The dispute in this case centers around the burden of initiating the inquiry into the second of the conditions, unconscionability. This issue is one of first impression in this circuit. Wood argues that under Rule 4007 of the Federal Rules of Bankruptcy the government was required to file an objection to the discharge within 60 days of notice of the bankruptcy proceedings. He contends that the government waived its right to have the bankruptcy court determine whether the nondischarge of his HEAL loan would be unconscionable by not objecting to the discharge of the HEAL loan. Wood notes that the government has usually filed an objection to the discharge of these loans. E.g., Johnson, 787 F.2d 1179; Green, 82 B.R. 955; In re Cleveland, 64 B.R. 810 (Bankr.S.D.Cal. 1986).
The government, on the other hand, contends that it was not necessary to state an objection, despite its practice in other cases, because the HEAL loan is not dischargeable without the specific finding of unconscionability. While Rule 4007(c) gives a creditor 60 days to file a complaint to determine the dischargeability of a debt pursuant to § 523(c), the government notes that Rule 4007(b) allows a complaint other than under § 523(c) to be filed at any time. In re Williams, 96 B.R. 149, 151 (Bankr.N.D.Ill. 1989). Moreover, "a debtor, through the medium of a [bankruptcy] [p]lan, can[not] override the terms of 42 U.S.C. § 294f(g)." In re Gronski, 65 B.R. 932, 936 (Bankr.E.D.Pa. 1986).

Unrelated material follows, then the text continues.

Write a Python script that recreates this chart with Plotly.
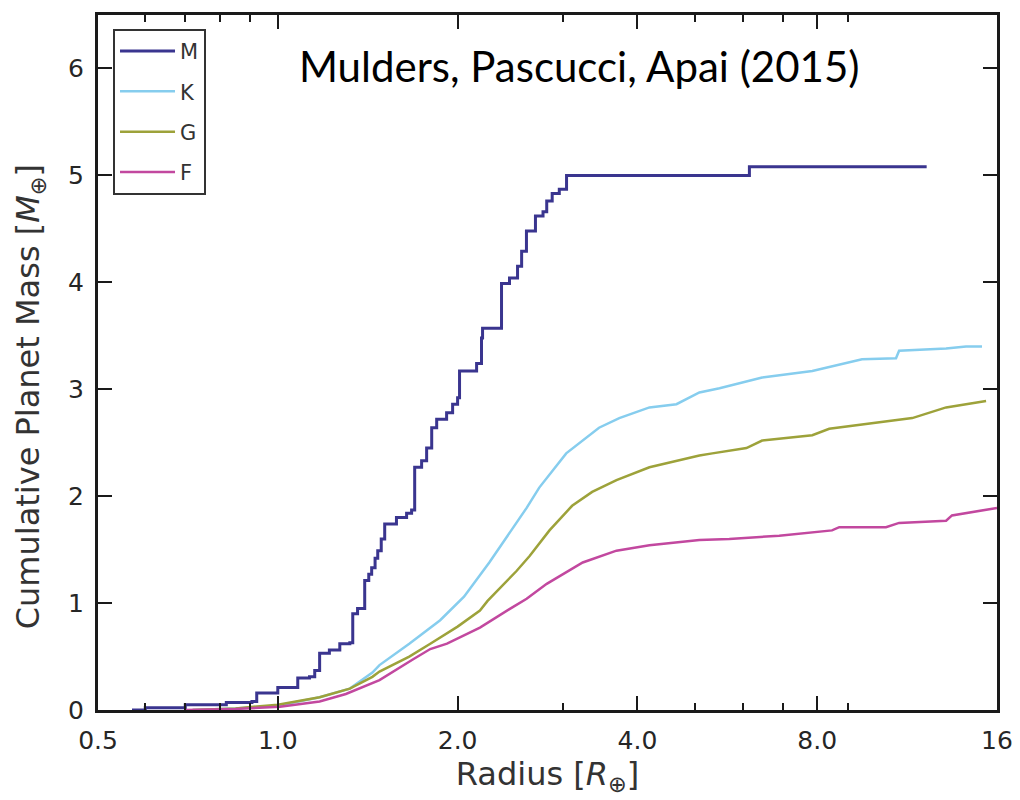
import plotly.graph_objects as go
import math

# ---- data ----
series_names = ["M", "K", "G", "F"]
series_colors = ["#3a358f", "#86cdee", "#9da23a", "#c2489f"]

M_x = [0.57, 0.60, 0.70, 0.82, 0.905, 0.922, 1.00, 1.08, 1.13, 1.153, 1.175, 1.22, 1.27, 1.32,
       1.335, 1.36, 1.398, 1.42, 1.436, 1.455, 1.47, 1.49, 1.51, 1.58, 1.643, 1.675, 1.695,
       1.741, 1.775, 1.81, 1.845, 1.917, 1.962, 2.0, 2.015, 2.152, 2.193, 2.202, 2.369, 2.443,
       2.52, 2.56, 2.608, 2.70, 2.78, 2.82, 2.88, 2.96, 3.044, 6.16, 12.2]
M_y = [0.00, 0.02, 0.05, 0.07, 0.08, 0.16, 0.21, 0.30, 0.31, 0.37, 0.53, 0.56, 0.62, 0.63,
       0.90, 0.95, 1.21, 1.27, 1.33, 1.42, 1.49, 1.60, 1.74, 1.80, 1.84, 1.87, 2.27,
       2.33, 2.45, 2.64, 2.72, 2.78, 2.86, 2.92, 3.17, 3.24, 3.48, 3.57, 3.99, 4.04,
       4.15, 4.29, 4.48, 4.62, 4.66, 4.76, 4.83, 4.87, 5.00, 5.08, 5.08]

K_x = [0.72, 0.85, 1.0, 1.175, 1.32, 1.44, 1.48, 1.66, 1.87, 2.05, 2.26, 2.35, 2.61, 2.74,
       3.04, 3.45, 3.73, 4.19, 4.65, 5.08, 5.49, 6.47, 7.85, 9.51, 10.84, 10.97, 13.15, 14.2, 15.1]
K_y = [0.0, 0.015, 0.04, 0.12, 0.20, 0.35, 0.42, 0.62, 0.84, 1.06, 1.38, 1.52, 1.89, 2.08,
       2.40, 2.64, 2.73, 2.83, 2.86, 2.97, 3.01, 3.11, 3.17, 3.28, 3.29, 3.36, 3.38, 3.40, 3.40]

G_x = [0.72, 0.85, 1.0, 1.175, 1.32, 1.44, 1.48, 1.66, 1.80, 2.0, 2.18, 2.245, 2.51, 2.64,
       2.85, 3.11, 3.36, 3.69, 4.19, 4.65, 5.08, 5.34, 6.09, 6.47, 7.85, 8.38, 10.16, 11.54,
       13.15, 15.34]
G_y = [0.0, 0.015, 0.05, 0.12, 0.20, 0.31, 0.36, 0.50, 0.62, 0.78, 0.93, 1.02, 1.30, 1.44,
       1.68, 1.91, 2.04, 2.15, 2.27, 2.33, 2.38, 2.40, 2.45, 2.52, 2.57, 2.63, 2.69, 2.73,
       2.83, 2.89]

F_x = [0.70, 0.85, 1.008, 1.175, 1.30, 1.48, 1.68, 1.80, 1.92, 2.18, 2.47, 2.61, 2.82, 3.24,
       3.69, 4.19, 5.08, 5.70, 6.91, 8.47, 8.71, 10.43, 10.97, 13.15, 13.45, 16.0]
F_y = [0.0, 0.01, 0.03, 0.08, 0.15, 0.28, 0.47, 0.57, 0.62, 0.77, 0.96, 1.04, 1.18, 1.38,
       1.49, 1.54, 1.59, 1.60, 1.63, 1.68, 1.71, 1.71, 1.75, 1.77, 1.82, 1.89]

x_tickvals = [0.5, 1.0, 2.0, 4.0, 8.0, 16.0]
x_ticktext = ["0.5", "1.0", "2.0", "4.0", "8.0", "16"]
x_minor = [0.6, 0.7, 0.8, 0.9, 3.0, 5.0, 6.0, 7.0, 9.0]
y_tickvals = [0, 1, 2, 3, 4, 5, 6]

title_text = "Mulders, Pascucci, Apai (2015)"
x_title = "Radius [<i>R</i><sub>⊕</sub>]"
y_title = "Cumulative Planet Mass [<i>M</i><sub>⊕</sub>]"

# ---- figure ----
fig = go.Figure()
xs = [M_x, K_x, G_x, F_x]
ys = [M_y, K_y, G_y, F_y]
for i, name in enumerate(series_names):
    fig.add_trace(go.Scatter(
        x=xs[i], y=ys[i], mode="lines", name=name,
        legendgroup=name,
        line=dict(color=series_colors[i], width=3 if name == "M" else 2.5,
                  shape="hv" if name == "M" else "linear"),
    ))

tickfont = dict(family="DejaVu Sans", size=25, color="#262626")
axcol = "#1a1a1a"
labfont = dict(family="DejaVu Sans", size=32, color="#333333")

fig.update_layout(
    width=1020, height=800,
    margin=dict(l=98, r=23, t=15, b=90, autoexpand=False),
    paper_bgcolor="white", plot_bgcolor="white",
    showlegend=True,
    legend=dict(
        x=0.0167, y=0.98, xanchor="left", yanchor="top",
        bgcolor="white", bordercolor="#333333", borderwidth=2,
        font=dict(family="DejaVu Sans", size=21, color="#333333"),
        tracegroupgap=10, itemwidth=55,
    ),
    xaxis=dict(
        type="log", range=[math.log10(0.5), math.log10(16)],
        tickmode="array", tickvals=x_tickvals, ticktext=x_ticktext,
        ticks="inside", ticklen=14, tickwidth=1.5, tickcolor=axcol,
        minor=dict(tickmode="array", tickvals=x_minor, ticks="inside", ticklen=7,
                   tickwidth=1.5, tickcolor=axcol, showgrid=False),
        showline=True, linecolor=axcol, linewidth=3, mirror="ticks",
        showgrid=False, zeroline=False,
        tickfont=tickfont, ticklabelstandoff=6,
        title=dict(text=x_title, font=labfont, standoff=2),
    ),
    yaxis=dict(
        range=[0, 6.5],
        tickmode="array", tickvals=y_tickvals,
        ticks="inside", ticklen=14, tickwidth=1.5, tickcolor=axcol,
        showline=True, linecolor=axcol, linewidth=3, mirror="ticks",
        showgrid=False, zeroline=False,
        tickfont=tickfont, ticklabelstandoff=6,
    ),
)

# y-axis title (placed like the reference, slightly above the axis centre)
fig.add_annotation(
    text=y_title, xref="paper", yref="paper",
    x=-0.0756, y=0.45, xanchor="center", yanchor="middle",
    textangle=-90, showarrow=False, font=labfont,
)

fig.add_annotation(
    text=title_text, xref="paper", yref="paper",
    x=0.2214, y=0.927, xanchor="left", yanchor="middle",
    showarrow=False,
    font=dict(family="Lato", size=42, color="black"),
)

fig.write_html("out.html")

Another district court was faced with a similar case. There the debtor argued that the creditor must file a complaint to determine the dischargeability of a student loan in bankruptcy under 11 U.S.C. § 523(a)(8). Buford v. Higher Educ. Assistance Foundation, 85 B.R. 579, 581 (D.Kan. 1988). Under section 523(a)(8), an educational loan is not dischargeable in bankruptcy unless it became due five years before the filing of the petition or unless it would impose undue hardship on the debtor. The legislative history of section 523(a)(8) indicates that the statute was meant to be self-executing so that the creditor would not be required to file a complaint to determine the dischargeability of a student loan. Id. at 581 (citing S.REP. No. 989, 95th Cong., 2d Sess. 79, reprinted in 1978 U.S. CODE CONG. ADMIN.NEWS 5787, 5865). The district court noted that Congress had created a presumption that student loans are nondischargeable in bankruptcy, and therefore the burden of challenging that presumption falls on the debtor. Id.
Section 523(a)(8) and section 294f(g) are comparable. Section 294f(g) was reenacted in 1981. Johnson, 787 F.2d at 1182. The reenactment made the discharge of HEAL loans more difficult than the original enactment. Id. Additionally, the requirements of section 294f(g) are more stringent than those in section 523(a)(8). The debtor must show undue hardship under section 523(a)(8), whereas section 294f(g) requires the higher standard of unconscionability. In re Hines, 63 B.R. 731, 736 (Bankr.D.S.D. 1986). The language of section 294f(g) details the findings that are necessary to negate the presumption of nondischargeability of the HEAL loans, just as section 523(a)(8) does with other educational loans. The reasoning that section 523(a)(8) is self-executing regarding general educational loans similarly applies to section 294f(g) regarding HEAL loans. Congress explicitly decided which factors must be determined before a HEAL loan could be discharged in bankruptcy. It created no exception to its mandate other than those listed in the statute. Congress, presumably aware of the fact that the earlier statute, section 523(a)(8), was self-executing, did not expressly place the burden of raising the dischargeability of the HEAL loan on the creditor.
Finally, this court has stated that "when any debtor is seeking to discharge [a] HEAL loan, he or she must meet the three requirements specified in section 294f(g)." Johnson, 787 F.2d at 1182. This statement also indicates that this court's interpretation of the burden of initiating an inquiry into the dischargeability of a HEAL loan under section 294f(g) falls upon the debtor, not the creditor.
Accordingly, we hold that 42 U.S.C. § 294f(g) is self-executing and that the burden is on the debtor to request a determination of dischargeability of a HEAL loan. The decision of the district court is AFFIRMED.